As I discuss in greater detail on my thought leadership page, I have enjoyed a good deal of success in writing, pitching, and placing bylines, Op-Eds, technical articles, white papers, and other types of articles (including the aforementioned case studies) on behalf of my clients. And I have had similar success in pitching client spokespeople to the media, positioning them as industry experts and valuable resources on a variety of topics.
Before I offer up any client spokespeople to the media, I first provide them with varying degrees of media training. The depth and breadth of that training depends on the experience of the spokesperson as well as the nature and demands of the media outlet in question.
For example, if I am dealing with a seasoned CEO who is speaking to a trade journalist who has interviewed them on multiple occasions before, I tend to feel rather confident in their ability. But when I am dealing with unknown entities – first-time spokespeople or publications that may not be that familiar with the industry let alone my client’s company – I prefer to be far more prepared, often including mock interviews in which the client has a chance to rehearse everything from the basic elevator speech to answers to any potentially delicate and difficult questions that might arise.

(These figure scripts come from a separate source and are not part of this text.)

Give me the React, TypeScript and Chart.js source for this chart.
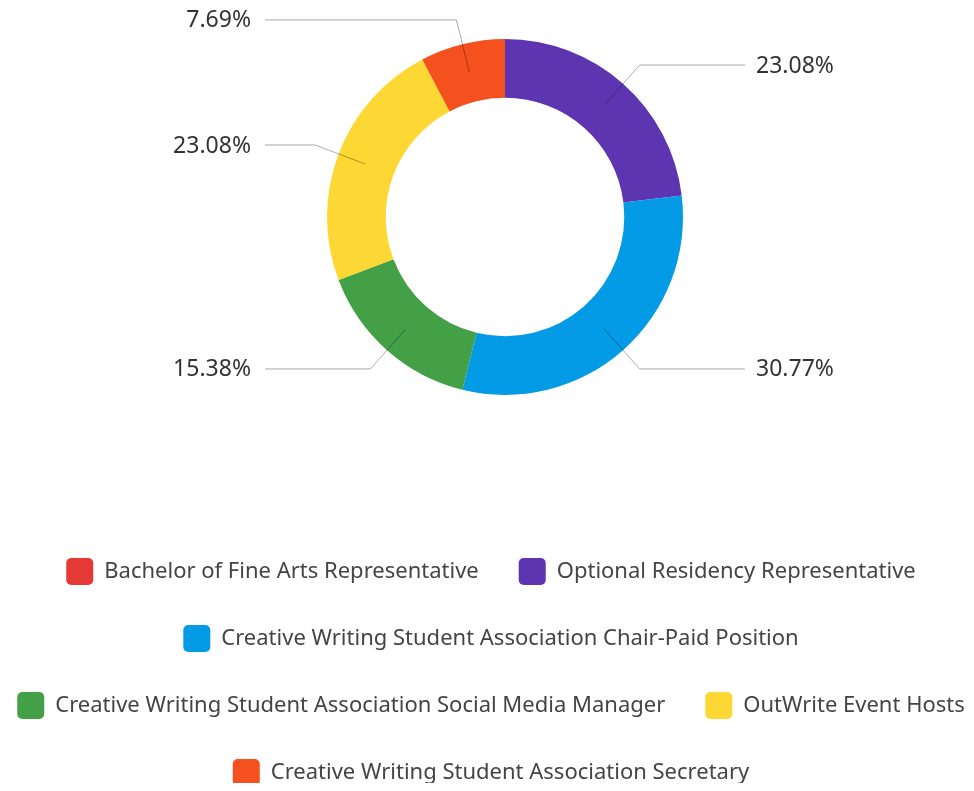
import { useEffect, useRef } from 'react';
import { Chart, registerables } from 'chart.js';

Chart.register(...registerables);

const categories = [
  'Bachelor of Fine Arts Representative',
  'Optional Residency Representative',
  'Creative Writing Student Association Chair-Paid Position',
  'Creative Writing Student Association Social Media Manager',
  'OutWrite Event Hosts',
  'Creative Writing Student Association Secretary',
];
const responses = [0, 3, 4, 2, 3, 1];
const sliceColors = ['#E53935', '#5E35B1', '#039BE5', '#43A047', '#FDD835', '#F4511E'];

const FONT = "'Noto Sans', 'Open Sans', sans-serif";

const leaderLabels = {
  id: 'leaderLabels',
  afterDatasetsDraw(chart: any) {
    const { ctx } = chart;
    const meta = chart.getDatasetMeta(0);
    const values = chart.data.datasets[0].data as number[];
    const total = values.reduce((a, b) => a + b, 0);
    ctx.save();
    meta.data.forEach((arc: any, i: number) => {
      const v = values[i];
      if (!v) return;
      const { x, y, startAngle, endAngle, innerRadius, outerRadius } = arc.getProps(
        ['x', 'y', 'startAngle', 'endAngle', 'innerRadius', 'outerRadius'],
        true
      );
      const mid = (startAngle + endAngle) / 2;
      const cos = Math.cos(mid);
      const sin = Math.sin(mid);
      const r1 = (innerRadius + outerRadius) / 2 + 1;
      const r2 = outerRadius + 25;
      const x1 = x + cos * r1;
      const y1 = y + sin * r1;
      const x2 = x + cos * r2;
      const y2 = y + sin * r2;
      const right = cos >= 0;
      const x3 = right ? x + 240 : x - 240;
      ctx.beginPath();
      ctx.moveTo(x1, y1);
      ctx.lineTo(x2, y2);
      ctx.lineTo(x3, y2);
      ctx.strokeStyle = 'rgba(0,0,0,0.33)';
      ctx.lineWidth = 1;
      ctx.stroke();
      ctx.font = `23px ${FONT}`;
      ctx.fillStyle = '#333';
      ctx.textBaseline = 'middle';
      ctx.textAlign = right ? 'left' : 'right';
      ctx.fillText(((v / total) * 100).toFixed(2) + '%', right ? x3 + 11 : x3 - 14, y2 + 1);
    });
    ctx.restore();
  },
};

export default function App() {
  const ref = useRef<HTMLCanvasElement>(null);
  useEffect(() => {
    const chart = new Chart(ref.current!, {
      type: 'doughnut',
      data: {
        labels: categories,
        datasets: [
          {
            data: responses,
            backgroundColor: sliceColors,
            borderWidth: 0,
            radius: 178,
            cutout: '67%',
          } as any,
        ],
      },
      options: {
        responsive: false,
        animation: false,
        plugins: {
          legend: {
            position: 'bottom',
            labels: {
              boxWidth: 27,
              boxHeight: 27,
              useBorderRadius: true,
              borderRadius: 5,
              padding: 40,
              color: '#444',
              font: { family: FONT, size: 22 },
            },
          } as any,
          title: {
            display: true,
            position: 'bottom',
            weight: 500,
            text: '',
            font: { size: 10 },
            padding: { top: 80, bottom: 0 },
          } as any,
          subtitle: {
            display: true,
            position: 'left',
            fullSize: false,
            text: '',
            font: { size: 10 },
            padding: { top: 16, bottom: 0 },
          } as any,
          tooltip: { enabled: false },
        },
      },
      plugins: [leaderLabels],
    });
    return () => chart.destroy();
  }, []);
  return (
    <div style={{ margin: -8, width: 974, height: 791, overflow: 'hidden', position: 'relative' }}>
      <canvas
        ref={ref}
        width={1046}
        height={788}
        style={{ position: 'absolute', left: -32, top: 8, width: 1046, height: 788 }}
      />
    </div>
  );
}
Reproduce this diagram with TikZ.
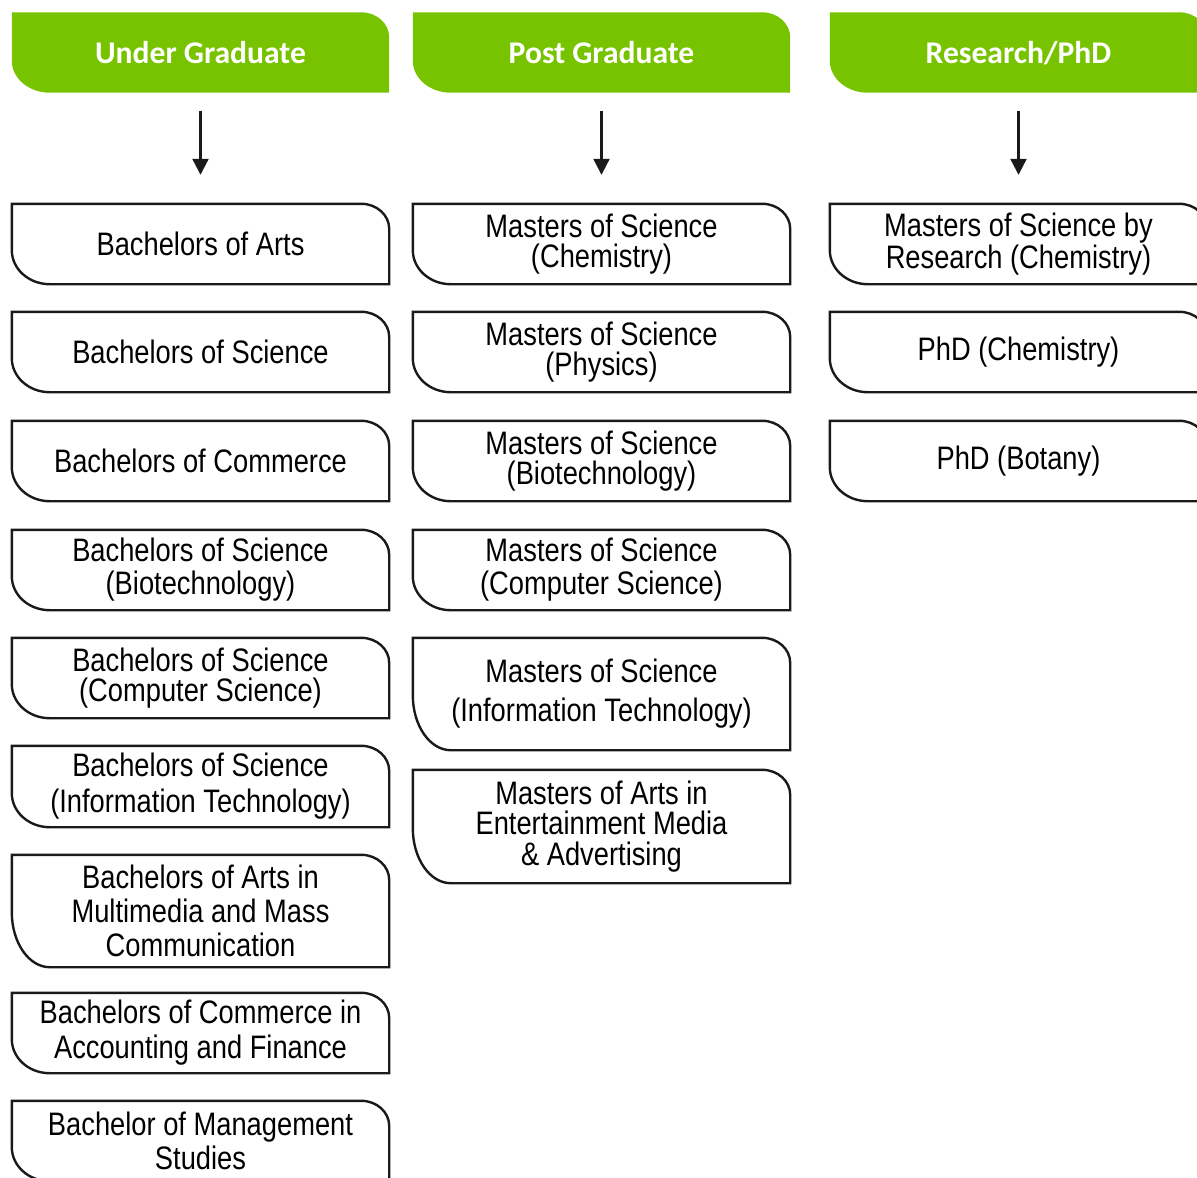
\documentclass[tikz,border=0pt]{standalone}
\usepackage{fontspec}
\usepackage{tikz}
\usetikzlibrary{positioning,arrows.meta,backgrounds}
\newfontfamily\boxfont[FakeStretch=0.84]{Liberation Sans}
\newfontfamily\headfont{Carlito}
\definecolor{headgreen}{RGB}{120,195,0}
\definecolor{edgegray}{RGB}{26,26,26}
\tikzset{
	course/.style={minimum width=377pt, minimum height=80pt, inner sep=0pt, align=center,
		font=\boxfont\fontsize{32.5}{33}\selectfont},
	tight/.style={font=\boxfont\fontsize{32.5}{29.5}\selectfont},
	level/.style={minimum width=377pt, minimum height=80pt, inner sep=0pt, text=white,
		text height=21pt, text depth=0pt, font=\headfont\bfseries\fontsize{31.6}{31.6}\selectfont},
	tabfill/.style={fill=headgreen},
	taboutline/.style={draw=edgegray, line width=2.4pt, fill=white},
	flowarrow/.style={-{Triangle[width=16pt,length=16pt]}, line width=2.2pt, draw=edgegray,
		shorten <=18pt, shorten >=29pt}
}
% tab shape: #1 = y radius of the lower left corner, #2 = node, #3 = style
\newcommand{\tabshape}[3][34pt]{%
	\path[#3] (#2.north west) -- ([xshift=-28pt]#2.north east)
		arc[start angle=90, end angle=0, x radius=28pt, y radius=25pt]
		-- (#2.south east) -- ([xshift=38pt]#2.south west)
		arc[start angle=270, end angle=180, x radius=38pt, y radius=#1] -- cycle;}
\begin{document}
\begin{tikzpicture}[x=1pt, y=1pt]
	\useasboundingbox (0,0) rectangle (1197,-1178);
	\clip (0,0) rectangle (1197,-1178);
	
	\node[level] (ug) at (200.5, -52.5) {Under Graduate};
	\node[level] (pg) at (601.5, -52.5) {Post Graduate};
	\node[level] (rp) at (1018.5, -52.5) {Research/PhD};
	
	\node[course] (ba) at (200.5, -244) {Bachelors of Arts};
	\node[course] (bs) at (200.5, -352) {Bachelors of Science};
	\node[course] (bc) at (200.5, -461) {Bachelors of Commerce};
	\node[course] (bsb) at (200.5, -570) {Bachelors of Science\\(Biotechnology)};
	\node[course, tight] (bsc) at (200.5, -678) {Bachelors of Science\\(Computer Science)};
	\node[course, minimum height=81pt, font=\boxfont\fontsize{32.5}{36}\selectfont] (bsi) at (200.5, -786.5) {Bachelors of Science\\(Information Technology)};
	\node[course, minimum height=112pt, font=\boxfont\fontsize{32.5}{34}\selectfont] (bam) at (200.5, -911) {Bachelors of Arts in\\Multimedia and Mass\\Communication};
	\node[course, font=\boxfont\fontsize{32.5}{35}\selectfont] (bca) at (200.5, -1033) {Bachelors of Commerce in\\Accounting and Finance};
	\node[course, font=\boxfont\fontsize{32.5}{34}\selectfont] (bms) at (200.5, -1141) {Bachelor of Management\\Studies};
	
	\node[course, tight] (msc) at (601.5, -244) {Masters of Science\\(Chemistry)};
	\node[course, tight] (msp) at (601.5, -352) {Masters of Science\\(Physics)};
	\node[course, tight] (msb) at (601.5, -461) {Masters of Science\\(Biotechnology)};
	\node[course] (mscs) at (601.5, -570) {Masters of Science\\(Computer Science)};
	\node[course, minimum height=112pt, font=\boxfont\fontsize{32.5}{39}\selectfont] (msit) at (601.5, -694) {Masters of Science\\(Information Technology)};
	\node[course, tight, minimum height=113pt, font=\boxfont\fontsize{32.5}{30.5}\selectfont] (mam) at (601.5, -826.5) {Masters of Arts in\\Entertainment Media\\\& Advertising};
	
	\node[course, tight] (mscr) at (1018.5, -244) {Masters of Science by\\Research (Chemistry)};
	\node[course] (phc) at (1018.5, -352) {PhD (Chemistry)};
	\node[course] (phb) at (1018.5, -461) {PhD (Botany)};
	
	\begin{pgfonlayer}{background}
		\foreach \n in {ug, pg, rp} \tabshape[32pt]{\n}{tabfill};
		\foreach \n in {ba, bs, bc, bsb, bsc, bsi, bca, bms, msc, msp, msb, mscs, mscr, phc, phb} \tabshape{\n}{taboutline};
		\foreach \n in {bam, msit, mam} \tabshape[55pt]{\n}{taboutline};
	\end{pgfonlayer}
	
	\foreach \h/\b in {ug/ba, pg/msc, rp/mscr} \draw[flowarrow] (\h) -- (\b);
\end{tikzpicture}
\end{document}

However, when it comes to putting someone on camera for an interview, or even as a talking head, I recommend farming that sort of media training out to a third party who can work with them on everything from personal style (hair, makeup, wardrobe, etc.) to on-camera etiquette and mannerisms. I can prep the spokesperson to effectively answer the most challenging questions and plug key messages into the shortest of sound bites, but a lot of on-camera appearance and behavior is such an intricate art form that I would rather bring in an outside expert than have a client come off looking like Nixon in his infamous TV debate with Kennedy.